Thursday, August 18, 2005
Military RhetIraq: Generals Sorenson & Catto
Source: NY Times
Quotes: From article titled "U.S. Struggling to Get Soldiers Updated Armor"
For the second time since the Iraq war began, the Pentagon is struggling to replace body armor that is failing to protect American troops from the most lethal attacks by insurgents.
The ceramic plates in vests worn by most personnel cannot withstand certain munitions the insurgents use. But more than a year after military officials initiated an effort to replace the armor with thicker, more resistant plates, tens of thousands of soldiers are still without the stronger protection because of a string of delays in the Pentagon's procurement system.
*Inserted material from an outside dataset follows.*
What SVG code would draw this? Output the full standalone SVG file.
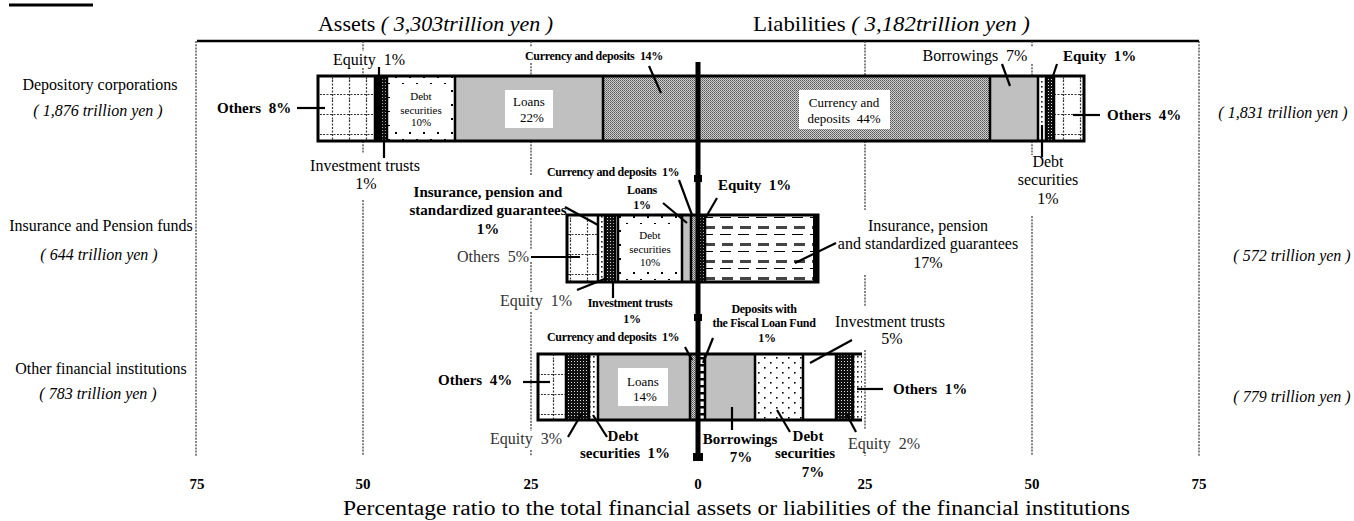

"We are working as fast as we can to complete it as soon as we can," Maj. Gen. Jeffrey A. Sorenson, the Army's deputy for acquisition and systems management, said Wednesday in an interview at the Pentagon.
"Nobody is happy we haven't been able to do it faster," Maj. Gen. William D. Catto, head of the Marine Corps Systems Command, said Wednesday in the interview.
"If I had the capability, I'd like to see everybody that needs enhanced SAPI to have it and at the rate we have now, we're going to have months before we get the kind of aggregate numbers we want to have," General Catto said, referring to the thicker plates, known as the Enhanced Small Arms Protective Insert. "That's just a fact of life because of the raw materials paucity and the industrial base."
Pentagon officials said the pending addition of two more vendors to the four that are now producing enhanced SAPI would increase production to 25,000 sets of the plates a month from 20,000. Each vest requires two plates. Worldwide, the Army would need nearly 2 million plates to supply all 996,000 troops using body armor with the enhanced plates.
Industry officials say they are charging the military roughly $600 each for enhanced SAPI plates, compared with $400 for the original plate.